%%

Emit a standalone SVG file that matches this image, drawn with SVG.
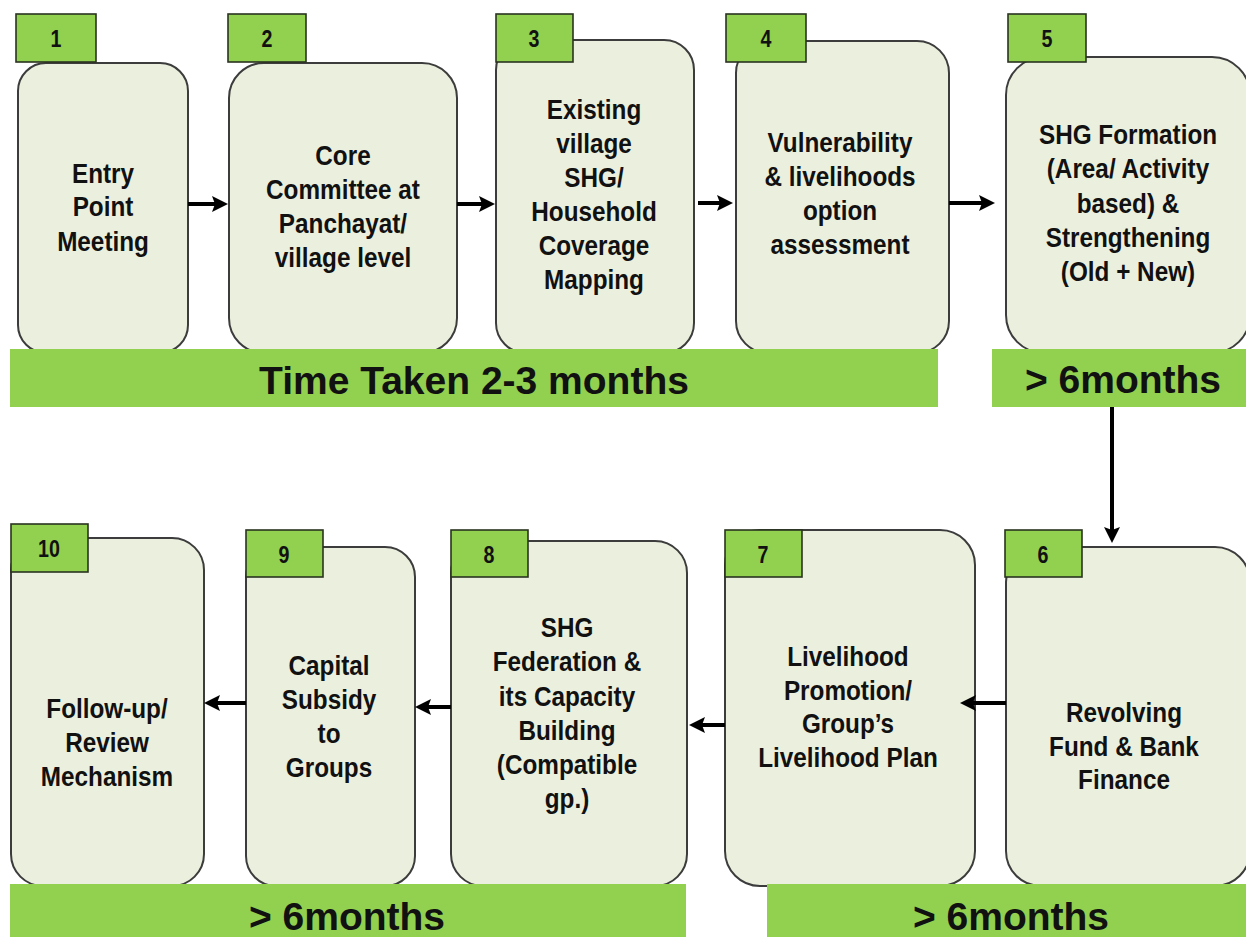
<svg xmlns="http://www.w3.org/2000/svg" width="1246" height="937" viewBox="0 0 1246 937">
<style>
.box{fill:#EBF0DE;stroke:#3c3c3c;stroke-width:2}
.tag{fill:#92D050;stroke:#2a3320;stroke-width:1.6}
.num{font-family:"Liberation Sans",Arial,sans-serif;font-weight:bold;font-size:24px;fill:#111;text-anchor:middle}
.t{font-family:"Liberation Sans",Arial,sans-serif;font-weight:bold;font-size:27px;fill:#111;text-anchor:middle}
.bar{fill:#92D050}
.bt{font-family:"Liberation Sans",Arial,sans-serif;font-weight:bold;font-size:39px;fill:#111;text-anchor:middle}
.c{stroke:#000;stroke-width:4;fill:none;marker-end:url(#ah)}
</style>
<defs>
<marker id="ah" markerUnits="userSpaceOnUse" markerWidth="18" markerHeight="18" refX="3" refY="8" orient="auto">
<path d="M0,0 L16,8 L0,16 L3,8 z" fill="#000"/>
</marker>
</defs>
<rect width="1246" height="937" fill="#fff"/>

<g id="node1">
<rect class="box" x="18" y="63" width="170" height="290" rx="28"/>
<rect class="tag" x="16" y="14" width="80" height="48"/>
<text class="num" transform="translate(56 0) scale(0.82 1)" x="0" y="47">1</text>
<text class="t" transform="translate(103 0) scale(0.9 1)"><tspan x="0" y="183">Entry</tspan><tspan x="0" y="216">Point</tspan><tspan x="0" y="251">Meeting</tspan></text>
</g>

<g id="node2">
<rect class="box" x="229" y="63" width="228" height="290" rx="35"/>
<rect class="tag" x="228" y="14" width="78" height="48"/>
<text class="num" transform="translate(267 0) scale(0.82 1)" x="0" y="47">2</text>
<text class="t" transform="translate(343 0) scale(0.9 1)"><tspan x="0" y="165">Core</tspan><tspan x="0" y="199">Committee at</tspan><tspan x="0" y="233">Panchayat/</tspan><tspan x="0" y="267">village level</tspan></text>
</g>

<g id="node3">
<rect class="box" x="496" y="40" width="198" height="313" rx="30"/>
<rect class="tag" x="496" y="14" width="77" height="48"/>
<text class="num" transform="translate(534 0) scale(0.82 1)" x="0" y="47">3</text>
<text class="t" transform="translate(594 0) scale(0.9 1)"><tspan x="0" y="119">Existing</tspan><tspan x="0" y="153">village</tspan><tspan x="0" y="187">SHG/</tspan><tspan x="0" y="221">Household</tspan><tspan x="0" y="255">Coverage</tspan><tspan x="0" y="289">Mapping</tspan></text>
</g>

<g id="node4">
<rect class="box" x="736" y="41" width="213" height="312" rx="32"/>
<rect class="tag" x="726" y="14" width="80" height="48"/>
<text class="num" transform="translate(766 0) scale(0.82 1)" x="0" y="47">4</text>
<text class="t" transform="translate(840 0) scale(0.9 1)"><tspan x="0" y="152">Vulnerability</tspan><tspan x="0" y="186">&amp; livelihoods</tspan><tspan x="0" y="220">option</tspan><tspan x="0" y="254">assessment</tspan></text>
</g>

<g id="node5">
<rect class="box" x="1006" y="57" width="244" height="296" rx="38"/>
<rect class="tag" x="1008" y="14" width="78" height="48"/>
<text class="num" transform="translate(1047 0) scale(0.82 1)" x="0" y="47">5</text>
<text class="t" transform="translate(1128 0) scale(0.9 1)"><tspan x="0" y="144">SHG Formation</tspan><tspan x="0" y="178">(Area/ Activity</tspan><tspan x="0" y="213">based) &amp;</tspan><tspan x="0" y="247">Strengthening</tspan><tspan x="0" y="281">(Old + New)</tspan></text>
</g>

<g id="node6">
<rect class="box" x="1006" y="547" width="244" height="339" rx="35"/>
<rect class="tag" x="1005" y="530" width="77" height="47"/>
<text class="num" transform="translate(1043 0) scale(0.82 1)" x="0" y="563">6</text>
<text class="t" transform="translate(1124 0) scale(0.9 1)"><tspan x="0" y="722">Revolving</tspan><tspan x="0" y="756">Fund &amp; Bank</tspan><tspan x="0" y="789">Finance</tspan></text>
</g>

<g id="node7">
<rect class="box" x="725" y="530" width="250" height="356" rx="35"/>
<rect class="tag" x="725" y="530" width="77" height="47"/>
<text class="num" transform="translate(763 0) scale(0.82 1)" x="0" y="563">7</text>
<text class="t" transform="translate(848 0) scale(0.9 1)"><tspan x="0" y="666">Livelihood</tspan><tspan x="0" y="700">Promotion/</tspan><tspan x="0" y="733">Group’s</tspan><tspan x="0" y="767">Livelihood Plan</tspan></text>
</g>

<g id="node8">
<rect class="box" x="451" y="541" width="236" height="345" rx="32"/>
<rect class="tag" x="451" y="530" width="77" height="47"/>
<text class="num" transform="translate(489 0) scale(0.82 1)" x="0" y="563">8</text>
<text class="t" transform="translate(567 0) scale(0.9 1)"><tspan x="0" y="637">SHG</tspan><tspan x="0" y="671">Federation &amp;</tspan><tspan x="0" y="706">its Capacity</tspan><tspan x="0" y="740">Building</tspan><tspan x="0" y="774">(Compatible</tspan><tspan x="0" y="808">gp.)</tspan></text>
</g>

<g id="node9">
<rect class="box" x="246" y="547" width="169" height="339" rx="30"/>
<rect class="tag" x="246" y="530" width="77" height="47"/>
<text class="num" transform="translate(284 0) scale(0.82 1)" x="0" y="563">9</text>
<text class="t" transform="translate(329 0) scale(0.9 1)"><tspan x="0" y="675">Capital</tspan><tspan x="0" y="709">Subsidy</tspan><tspan x="0" y="743">to</tspan><tspan x="0" y="777">Groups</tspan></text>
</g>

<g id="node10">
<rect class="box" x="11" y="538" width="193" height="348" rx="32"/>
<rect class="tag" x="11" y="524" width="77" height="48"/>
<text class="num" transform="translate(49 0) scale(0.82 1)" x="0" y="557">10</text>
<text class="t" transform="translate(107 0) scale(0.9 1)"><tspan x="0" y="718">Follow-up/</tspan><tspan x="0" y="752">Review</tspan><tspan x="0" y="786">Mechanism</tspan></text>
</g>

<g id="phases">
<rect class="bar" x="10" y="349" width="928" height="58"/>
<text class="bt" x="474" y="394">Time Taken 2-3 months</text>
<rect class="bar" x="992" y="349" width="254" height="58"/>
<text class="bt" x="1123" y="393">&gt; 6months</text>
<rect class="bar" x="10" y="884" width="676" height="53"/>
<text class="bt" x="347" y="930">&gt; 6months</text>
<rect class="bar" x="767" y="884" width="479" height="53"/>
<text class="bt" x="1011" y="930">&gt; 6months</text>
</g>

<g id="connectors">
<path class="c" d="M188,204 H215"/>
<path class="c" d="M457,204 H482"/>
<path class="c" d="M698,203 H720"/>
<path class="c" d="M949,203 H982"/>
<path class="c" d="M1112,407 V530"/>
<path class="c" d="M1006,703 H973"/>
<path class="c" d="M725,725 H702"/>
<path class="c" d="M451,707 H428"/>
<path class="c" d="M246,703 H217"/>
</g>
</svg>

%%

What is asked
Copy the material above exactly and drop the pictures.

Worked solution
Emit a standalone SVG file that matches this image, drawn with SVG.
<svg xmlns="http://www.w3.org/2000/svg" width="1246" height="937" viewBox="0 0 1246 937">
<style>
.box{fill:#EBF0DE;stroke:#3c3c3c;stroke-width:2}
.tag{fill:#92D050;stroke:#2a3320;stroke-width:1.6}
.num{font-family:"Liberation Sans",Arial,sans-serif;font-weight:bold;font-size:24px;fill:#111;text-anchor:middle}
.t{font-family:"Liberation Sans",Arial,sans-serif;font-weight:bold;font-size:27px;fill:#111;text-anchor:middle}
.bar{fill:#92D050}
.bt{font-family:"Liberation Sans",Arial,sans-serif;font-weight:bold;font-size:39px;fill:#111;text-anchor:middle}
.c{stroke:#000;stroke-width:4;fill:none;marker-end:url(#ah)}
</style>
<defs>
<marker id="ah" markerUnits="userSpaceOnUse" markerWidth="18" markerHeight="18" refX="3" refY="8" orient="auto">
<path d="M0,0 L16,8 L0,16 L3,8 z" fill="#000"/>
</marker>
</defs>
<rect width="1246" height="937" fill="#fff"/>

<g id="node1">
<rect class="box" x="18" y="63" width="170" height="290" rx="28"/>
<rect class="tag" x="16" y="14" width="80" height="48"/>
<text class="num" transform="translate(56 0) scale(0.82 1)" x="0" y="47">1</text>
<text class="t" transform="translate(103 0) scale(0.9 1)"><tspan x="0" y="183">Entry</tspan><tspan x="0" y="216">Point</tspan><tspan x="0" y="251">Meeting</tspan></text>
</g>

<g id="node2">
<rect class="box" x="229" y="63" width="228" height="290" rx="35"/>
<rect class="tag" x="228" y="14" width="78" height="48"/>
<text class="num" transform="translate(267 0) scale(0.82 1)" x="0" y="47">2</text>
<text class="t" transform="translate(343 0) scale(0.9 1)"><tspan x="0" y="165">Core</tspan><tspan x="0" y="199">Committee at</tspan><tspan x="0" y="233">Panchayat/</tspan><tspan x="0" y="267">village level</tspan></text>
</g>

<g id="node3">
<rect class="box" x="496" y="40" width="198" height="313" rx="30"/>
<rect class="tag" x="496" y="14" width="77" height="48"/>
<text class="num" transform="translate(534 0) scale(0.82 1)" x="0" y="47">3</text>
<text class="t" transform="translate(594 0) scale(0.9 1)"><tspan x="0" y="119">Existing</tspan><tspan x="0" y="153">village</tspan><tspan x="0" y="187">SHG/</tspan><tspan x="0" y="221">Household</tspan><tspan x="0" y="255">Coverage</tspan><tspan x="0" y="289">Mapping</tspan></text>
</g>

<g id="node4">
<rect class="box" x="736" y="41" width="213" height="312" rx="32"/>
<rect class="tag" x="726" y="14" width="80" height="48"/>
<text class="num" transform="translate(766 0) scale(0.82 1)" x="0" y="47">4</text>
<text class="t" transform="translate(840 0) scale(0.9 1)"><tspan x="0" y="152">Vulnerability</tspan><tspan x="0" y="186">&amp; livelihoods</tspan><tspan x="0" y="220">option</tspan><tspan x="0" y="254">assessment</tspan></text>
</g>

<g id="node5">
<rect class="box" x="1006" y="57" width="244" height="296" rx="38"/>
<rect class="tag" x="1008" y="14" width="78" height="48"/>
<text class="num" transform="translate(1047 0) scale(0.82 1)" x="0" y="47">5</text>
<text class="t" transform="translate(1128 0) scale(0.9 1)"><tspan x="0" y="144">SHG Formation</tspan><tspan x="0" y="178">(Area/ Activity</tspan><tspan x="0" y="213">based) &amp;</tspan><tspan x="0" y="247">Strengthening</tspan><tspan x="0" y="281">(Old + New)</tspan></text>
</g>

<g id="node6">
<rect class="box" x="1006" y="547" width="244" height="339" rx="35"/>
<rect class="tag" x="1005" y="530" width="77" height="47"/>
<text class="num" transform="translate(1043 0) scale(0.82 1)" x="0" y="563">6</text>
<text class="t" transform="translate(1124 0) scale(0.9 1)"><tspan x="0" y="722">Revolving</tspan><tspan x="0" y="756">Fund &amp; Bank</tspan><tspan x="0" y="789">Finance</tspan></text>
</g>

<g id="node7">
<rect class="box" x="725" y="530" width="250" height="356" rx="35"/>
<rect class="tag" x="725" y="530" width="77" height="47"/>
<text class="num" transform="translate(763 0) scale(0.82 1)" x="0" y="563">7</text>
<text class="t" transform="translate(848 0) scale(0.9 1)"><tspan x="0" y="666">Livelihood</tspan><tspan x="0" y="700">Promotion/</tspan><tspan x="0" y="733">Group’s</tspan><tspan x="0" y="767">Livelihood Plan</tspan></text>
</g>

<g id="node8">
<rect class="box" x="451" y="541" width="236" height="345" rx="32"/>
<rect class="tag" x="451" y="530" width="77" height="47"/>
<text class="num" transform="translate(489 0) scale(0.82 1)" x="0" y="563">8</text>
<text class="t" transform="translate(567 0) scale(0.9 1)"><tspan x="0" y="637">SHG</tspan><tspan x="0" y="671">Federation &amp;</tspan><tspan x="0" y="706">its Capacity</tspan><tspan x="0" y="740">Building</tspan><tspan x="0" y="774">(Compatible</tspan><tspan x="0" y="808">gp.)</tspan></text>
</g>

<g id="node9">
<rect class="box" x="246" y="547" width="169" height="339" rx="30"/>
<rect class="tag" x="246" y="530" width="77" height="47"/>
<text class="num" transform="translate(284 0) scale(0.82 1)" x="0" y="563">9</text>
<text class="t" transform="translate(329 0) scale(0.9 1)"><tspan x="0" y="675">Capital</tspan><tspan x="0" y="709">Subsidy</tspan><tspan x="0" y="743">to</tspan><tspan x="0" y="777">Groups</tspan></text>
</g>

<g id="node10">
<rect class="box" x="11" y="538" width="193" height="348" rx="32"/>
<rect class="tag" x="11" y="524" width="77" height="48"/>
<text class="num" transform="translate(49 0) scale(0.82 1)" x="0" y="557">10</text>
<text class="t" transform="translate(107 0) scale(0.9 1)"><tspan x="0" y="718">Follow-up/</tspan><tspan x="0" y="752">Review</tspan><tspan x="0" y="786">Mechanism</tspan></text>
</g>

<g id="phases">
<rect class="bar" x="10" y="349" width="928" height="58"/>
<text class="bt" x="474" y="394">Time Taken 2-3 months</text>
<rect class="bar" x="992" y="349" width="254" height="58"/>
<text class="bt" x="1123" y="393">&gt; 6months</text>
<rect class="bar" x="10" y="884" width="676" height="53"/>
<text class="bt" x="347" y="930">&gt; 6months</text>
<rect class="bar" x="767" y="884" width="479" height="53"/>
<text class="bt" x="1011" y="930">&gt; 6months</text>
</g>

<g id="connectors">
<path class="c" d="M188,204 H215"/>
<path class="c" d="M457,204 H482"/>
<path class="c" d="M698,203 H720"/>
<path class="c" d="M949,203 H982"/>
<path class="c" d="M1112,407 V530"/>
<path class="c" d="M1006,703 H973"/>
<path class="c" d="M725,725 H702"/>
<path class="c" d="M451,707 H428"/>
<path class="c" d="M246,703 H217"/>
</g>
</svg>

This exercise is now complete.